Disinvestment of Foreign Shareholdings by Resident Individuals:

The resident individuals are allowed to invest in equity shares/ CCPS of an overseas JV/WOS without prior approval of RBI, if they satisfy certain specific conditions. But the Investment should be within limits prescribed in Liberalized Remittance Scheme. In addition, they are given general permission to sell the shares so purchased or acquired. A resident Indian can remit, up to the limit prescribed by the Reserve Bank from time to time, per financial year under the Liberalized Remittance Scheme (LRS), for permitted current and capital account transactions including purchase of securities and also setting up/acquisition of JV/WOS overseas. Following points in this regard should be taken care:

  • A resident individual, who has acquired / set up a JV or WOS under the provisions of this Schedule, may disinvest by way of transfer / sale or by way of liquidation / merger of the JV or WOS.
  • It shall be allowed after one year from the date of making first remittance for setting up or acquiring the JV or WOS abroad.
  • The disinvestment proceeds shall be repatriated to India within 60 days from the date of disinvestment and the same may be reported to the designated AD within 30 days in Form ODI.
  • No write off shall be allowed in case of disinvestments by the resident individuals.

Taxability on Disinvestment of Foreign Shareholdings:-

The sale of Foreign Investment will lead to Capital Gains. When shares are held for less than 12 months, it is regarded as Short term Capital Gains and those held for more than 12 months shall be regarded as Long term Capital Gains, it shall be taxed in India as follows:

  • In case of Resident and Ordinarily resident: It shall be taxed, irrespective of place of receipt or accrual
  • In case of Resident but not Ordinarily Resident: It shall be taxed if received in India or accrued in India or arises out of any business relationship in India.
  • In case of Non-Resident: It shall not be taxed, if not received/accrued/ deemed to be received/accrued in India

Section 111A of Income Tax Act, 1961 levies short-term capital gains tax @ 15% on transfer of equity shares in a company which is listed on any recognized stock exchange in India. Vide Section 10(38) of the Act, the long -term capital gains on such equity shares shall be exempt.

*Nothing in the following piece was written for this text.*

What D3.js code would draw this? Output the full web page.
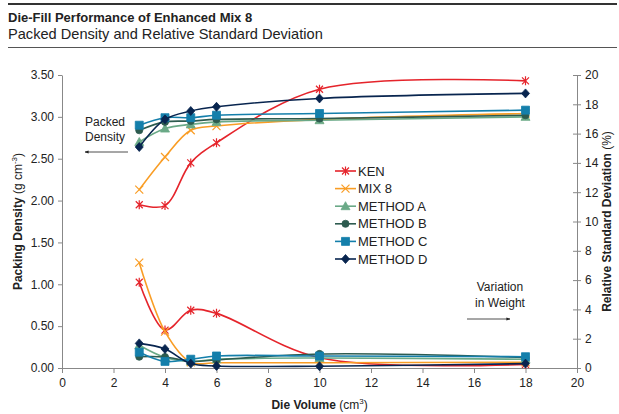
<!DOCTYPE html>
<html>
<head>
<meta charset="utf-8">
<script src="https://cdn.jsdelivr.net/npm/d3@7"></script>
<style>
  body { margin: 0; background: #fff; }
  text { font-family: "Liberation Sans", Arial, sans-serif; fill: #222; }
</style>
</head>
<body>
<div id="chart"></div>
<script>
"use strict";

// die volumes (cm3)
const volumes = [3, 4, 5, 6, 10, 18];
const seriesNames = ["KEN", "MIX 8", "METHOD A", "METHOD B", "METHOD C", "METHOD D"];

// packing density, g cm-3 (left axis)
const densityKEN = [1.95, 1.94, 2.45, 2.69, 3.33, 3.43];
const densityMix8 = [2.13, 2.52, 2.84, 2.89, 2.97, 3.04];
const densityA = [2.70, 2.86, 2.91, 2.94, 2.96, 3.00];
const densityB = [2.84, 2.94, 2.95, 2.97, 2.98, 3.02];
const densityC = [2.90, 2.99, 2.99, 3.02, 3.04, 3.08];
const densityD = [2.64, 2.97, 3.07, 3.12, 3.22, 3.28];

// relative standard deviation, % (right axis)
const rsdKEN = [5.85, 2.59, 3.94, 3.73, 0.7, 0.25];
const rsdMix8 = [7.19, 2.48, 0.39, 0.36, 0.36, 0.39];
const rsdA = [1.55, 0.72, 0.45, 0.6, 0.68, 0.6];
const rsdB = [0.77, 0.75, 0.45, 0.55, 0.96, 0.72];
const rsdC = [1.08, 0.45, 0.6, 0.82, 0.82, 0.77];
const rsdD = [1.68, 1.30, 0.3, 0.14, 0.12, 0.3];

const xTicks = d3.range(0, 21, 2);
const leftTicks = d3.range(0, 3.51, 0.5);
const rightTicks = d3.range(0, 21, 2);

const colours = ["#e5242b", "#f99d25", "#6aa987", "#2d5b4f", "#147fab", "#08254f"];
const markers = ["star", "cross", "triangle", "circle", "square", "diamond"];

const densities = [densityKEN, densityMix8, densityA, densityB, densityC, densityD];
const rsds = [rsdKEN, rsdMix8, rsdA, rsdB, rsdC, rsdD];

const W = 619, H = 414;
const margin = { top: 75, right: 42, bottom: 46, left: 62 };

const svg = d3.select("#chart").append("svg")
  .attr("width", W).attr("height", H)
  .attr("viewBox", [0, 0, W, H]);

// header
svg.append("line").attr("x1", 8).attr("x2", 617).attr("y1", 4).attr("y2", 4)
  .attr("stroke", "#333").attr("stroke-width", 2);
svg.append("text").attr("x", 8).attr("y", 22)
  .style("font-size", "13px").style("font-weight", "bold")
  .text("Die-Fill Performance of Enhanced Mix 8");
svg.append("text").attr("x", 8).attr("y", 39)
  .style("font-size", "14.6px")
  .text("Packed Density and Relative Standard Deviation");
svg.append("line").attr("x1", 8).attr("x2", 617).attr("y1", 47.5).attr("y2", 47.5)
  .attr("stroke", "#555").attr("stroke-width", 1);

const x = d3.scaleLinear().domain([0, 20]).range([margin.left, W - margin.right]);
const yL = d3.scaleLinear().domain([0, 3.5]).range([H - margin.bottom, margin.top]);
const yR = d3.scaleLinear().domain([0, 20]).range([H - margin.bottom, margin.top]);

const axisColour = "#888";

function styleAxis(g) {
  g.selectAll("path,line").attr("stroke", axisColour);
  g.selectAll("text").style("font-size", "12px").attr("fill", "#333")
    .style("font-family", '"Liberation Sans", Arial, sans-serif');
}

svg.append("g")
  .attr("transform", `translate(0,${H - margin.bottom})`)
  .call(d3.axisBottom(x).tickValues(xTicks).tickSize(5).tickSizeOuter(0).tickPadding(5))
  .call(styleAxis);

svg.append("g")
  .attr("transform", `translate(${margin.left},0)`)
  .call(d3.axisLeft(yL).tickValues(leftTicks).tickFormat(d3.format(".2f")).tickSize(4).tickSizeOuter(0).tickPadding(4))
  .call(styleAxis);

const rightAxis = svg.append("g")
  .attr("transform", `translate(${W - margin.right},0)`)
  .call(d3.axisRight(yR).tickValues(rightTicks).tickSize(4).tickSizeOuter(0).tickPadding(4))
  .call(styleAxis);
rightAxis.selectAll(".tick line").attr("x1", -4);

// axis titles
const leftTitle = svg.append("text")
  .attr("transform", `translate(22,${(margin.top + H - margin.bottom) / 2}) rotate(-90)`)
  .attr("text-anchor", "middle").style("font-size", "12px");
leftTitle.append("tspan").style("font-weight", "bold").text("Packing Density ");
leftTitle.append("tspan").text("(g cm");
leftTitle.append("tspan").attr("dy", -5).style("font-size", "8px").text("-3");
leftTitle.append("tspan").attr("dy", 5).text(")");

const rightTitle = svg.append("text")
  .attr("transform", `translate(611,${(margin.top + H - margin.bottom) / 2}) rotate(-90)`)
  .attr("text-anchor", "middle").style("font-size", "12px");
rightTitle.append("tspan").style("font-weight", "bold").text("Relative Standard Deviation ");
rightTitle.append("tspan").text("(%)");

const bottomTitle = svg.append("text")
  .attr("x", (margin.left + W - margin.right) / 2).attr("y", 409)
  .attr("text-anchor", "middle").style("font-size", "12px");
bottomTitle.append("tspan").style("font-weight", "bold").text("Die Volume ");
bottomTitle.append("tspan").text("(cm");
bottomTitle.append("tspan").attr("dy", -5).style("font-size", "8px").text("3");
bottomTitle.append("tspan").attr("dy", 5).text(")");

// marker shapes
function markerPath(type) {
  switch (type) {
    case "star": return "M-3.5,-3.5L3.5,3.5M-3.5,3.5L3.5,-3.5M0,-4.5L0,4.5";
    case "cross": return "M-4,-4L4,4M-4,4L4,-4";
    case "triangle": return "M0,-4.5L4.5,3.5L-4.5,3.5Z";
    case "circle": return d3.symbol(d3.symbolCircle, 40)();
    case "square": return "M-4,-4L4,-4L4,4L-4,4Z";
    case "diamond": return "M0,-4.5L4,0L0,4.5L-4,0Z";
  }
}
function isStroked(type) { return type === "star" || type === "cross"; }

function drawMarker(g, type, colour) {
  g.append("path").attr("d", markerPath(type))
    .attr("fill", isStroked(type) ? "none" : colour)
    .attr("stroke", colour)
    .attr("stroke-width", isStroked(type) ? 1.2 : 0.8);
}

function drawSeries(values, yScale, i) {
  const pts = volumes.map((v, j) => [v, values[j]]);
  const line = d3.line()
    .x(d => x(d[0])).y(d => yScale(d[1]))
    .curve(d3.curveCatmullRom.alpha(0.5));
  const g = svg.append("g").attr("class", "series");
  g.append("path").datum(pts).attr("d", line)
    .attr("fill", "none").attr("stroke", colours[i]).attr("stroke-width", 1.6);
  g.selectAll("g.pt").data(pts).join("g").attr("class", "pt")
    .attr("transform", d => `translate(${x(d[0])},${yScale(d[1])})`)
    .each(function () { drawMarker(d3.select(this), markers[i], colours[i]); });
}

rsds.forEach((vals, i) => drawSeries(vals, yR, i));
densities.forEach((vals, i) => drawSeries(vals, yL, i));

// legend
const legend = svg.append("g").attr("transform", "translate(335,171)");
seriesNames.forEach((name, i) => {
  const row = legend.append("g").attr("transform", `translate(0,${i * 17.6})`);
  row.append("line").attr("x1", 0).attr("x2", 21).attr("stroke", colours[i]).attr("stroke-width", 1.6);
  drawMarker(row.append("g").attr("transform", "translate(10.5,0)"), markers[i], colours[i]);
  row.append("text").attr("x", 23).attr("y", 4.5).style("font-size", "13px").text(name);
});

// annotations
svg.append("defs").append("marker")
  .attr("id", "arrow").attr("viewBox", "0 0 10 10")
  .attr("refX", 9).attr("refY", 5).attr("markerWidth", 5).attr("markerHeight", 5)
  .attr("orient", "auto-start-reverse")
  .append("path").attr("d", "M0,1L10,5L0,9Z").attr("fill", "#222");

svg.append("text").attr("x", 105).attr("y", 126).attr("text-anchor", "middle")
  .style("font-size", "12px").text("Packed");
svg.append("text").attr("x", 105).attr("y", 141).attr("text-anchor", "middle")
  .style("font-size", "12px").text("Density");
svg.append("line").attr("x1", 128).attr("x2", 85).attr("y1", 152).attr("y2", 152)
  .attr("stroke", "#222").attr("stroke-width", 0.8).attr("marker-end", "url(#arrow)");

svg.append("text").attr("x", 500).attr("y", 291).attr("text-anchor", "middle")
  .style("font-size", "12px").text("Variation");
svg.append("text").attr("x", 500).attr("y", 307).attr("text-anchor", "middle")
  .style("font-size", "12px").text("in Weight");
svg.append("line").attr("x1", 467).attr("x2", 510).attr("y1", 319).attr("y2", 319)
  .attr("stroke", "#222").attr("stroke-width", 0.8).attr("marker-end", "url(#arrow)");
</script>
</body>
</html>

Section 112 of the Act levies a lower rate of tax on all long-term capital Gains. However, in case of a non-resident, if such LTCG arises out of transfer of a capital asset, it shall be taxed @10% without giving effect to indexation.

The taxability of foreign investment also depends on the tax laws of that country. There is some relief for the investor if there is a tax agreement between India and the other country. In the case of double taxation, the investor can seek relief under the Double Taxation Avoidance Agreement (DTAA) between India and the country concerned.

Taxability of Dividend from a foreign company:-

Dividend received form a Foreign Company shall be chargeable to tax and shall be included in total income of assessee as Income from other sources in accordance with sections 56 to 58 of the Income Tax Act, 1961. Again, the taxability depends upon residential status, place of accrual and DTA, if any, with the concerned Foreign Country.